[EXERCISE PROMPT]
Quote all lines below exactly. Images stay out.

[GIVEN MATERIAL]
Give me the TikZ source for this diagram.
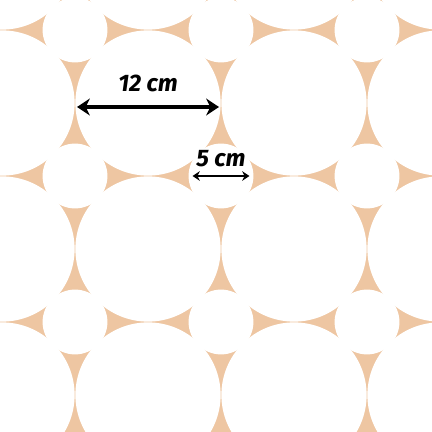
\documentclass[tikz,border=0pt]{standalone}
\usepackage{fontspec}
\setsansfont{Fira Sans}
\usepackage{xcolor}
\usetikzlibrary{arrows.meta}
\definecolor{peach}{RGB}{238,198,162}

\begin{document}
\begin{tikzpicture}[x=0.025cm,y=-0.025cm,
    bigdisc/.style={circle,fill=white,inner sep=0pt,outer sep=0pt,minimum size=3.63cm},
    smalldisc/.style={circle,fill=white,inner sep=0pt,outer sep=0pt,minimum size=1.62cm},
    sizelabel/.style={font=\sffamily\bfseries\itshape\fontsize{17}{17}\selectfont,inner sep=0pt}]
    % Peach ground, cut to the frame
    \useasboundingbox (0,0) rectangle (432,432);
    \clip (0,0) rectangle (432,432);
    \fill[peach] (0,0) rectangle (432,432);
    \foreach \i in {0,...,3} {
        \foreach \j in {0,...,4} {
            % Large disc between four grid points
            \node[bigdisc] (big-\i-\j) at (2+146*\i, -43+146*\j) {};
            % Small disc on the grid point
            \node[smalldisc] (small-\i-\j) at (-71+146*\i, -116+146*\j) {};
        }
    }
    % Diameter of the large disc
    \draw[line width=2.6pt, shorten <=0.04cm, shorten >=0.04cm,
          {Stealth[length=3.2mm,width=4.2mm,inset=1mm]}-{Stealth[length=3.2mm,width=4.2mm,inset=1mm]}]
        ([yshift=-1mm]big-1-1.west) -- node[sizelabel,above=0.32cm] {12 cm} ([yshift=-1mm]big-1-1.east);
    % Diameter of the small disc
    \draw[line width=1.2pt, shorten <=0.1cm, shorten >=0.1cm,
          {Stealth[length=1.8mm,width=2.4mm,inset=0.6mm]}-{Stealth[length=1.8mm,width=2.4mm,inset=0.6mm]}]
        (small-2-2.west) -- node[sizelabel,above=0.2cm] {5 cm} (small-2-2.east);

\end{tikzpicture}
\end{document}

[RESULT BELOW]
Give me the TikZ source for this diagram.
\documentclass[tikz,border=0pt]{standalone}
\usepackage{fontspec}
\setsansfont{Fira Sans}
\usepackage{xcolor}
\usetikzlibrary{arrows.meta}
\definecolor{peach}{RGB}{238,198,162}

\begin{document}
\begin{tikzpicture}[x=0.025cm,y=-0.025cm,
    bigdisc/.style={circle,fill=white,inner sep=0pt,outer sep=0pt,minimum size=3.63cm},
    smalldisc/.style={circle,fill=white,inner sep=0pt,outer sep=0pt,minimum size=1.62cm},
    sizelabel/.style={font=\sffamily\bfseries\itshape\fontsize{17}{17}\selectfont,inner sep=0pt}]
    % Peach ground, cut to the frame
    \useasboundingbox (0,0) rectangle (432,432);
    \clip (0,0) rectangle (432,432);
    \fill[peach] (0,0) rectangle (432,432);
    \foreach \i in {0,...,3} {
        \foreach \j in {0,...,4} {
            % Large disc between four grid points
            \node[bigdisc] (big-\i-\j) at (2+146*\i, -43+146*\j) {};
            % Small disc on the grid point
            \node[smalldisc] (small-\i-\j) at (-71+146*\i, -116+146*\j) {};
        }
    }
    % Diameter of the large disc
    \draw[line width=2.6pt, shorten <=0.04cm, shorten >=0.04cm,
          {Stealth[length=3.2mm,width=4.2mm,inset=1mm]}-{Stealth[length=3.2mm,width=4.2mm,inset=1mm]}]
        ([yshift=-1mm]big-1-1.west) -- node[sizelabel,above=0.32cm] {12 cm} ([yshift=-1mm]big-1-1.east);
    % Diameter of the small disc
    \draw[line width=1.2pt, shorten <=0.1cm, shorten >=0.1cm,
          {Stealth[length=1.8mm,width=2.4mm,inset=0.6mm]}-{Stealth[length=1.8mm,width=2.4mm,inset=0.6mm]}]
        (small-2-2.west) -- node[sizelabel,above=0.2cm] {5 cm} (small-2-2.east);

\end{tikzpicture}
\end{document}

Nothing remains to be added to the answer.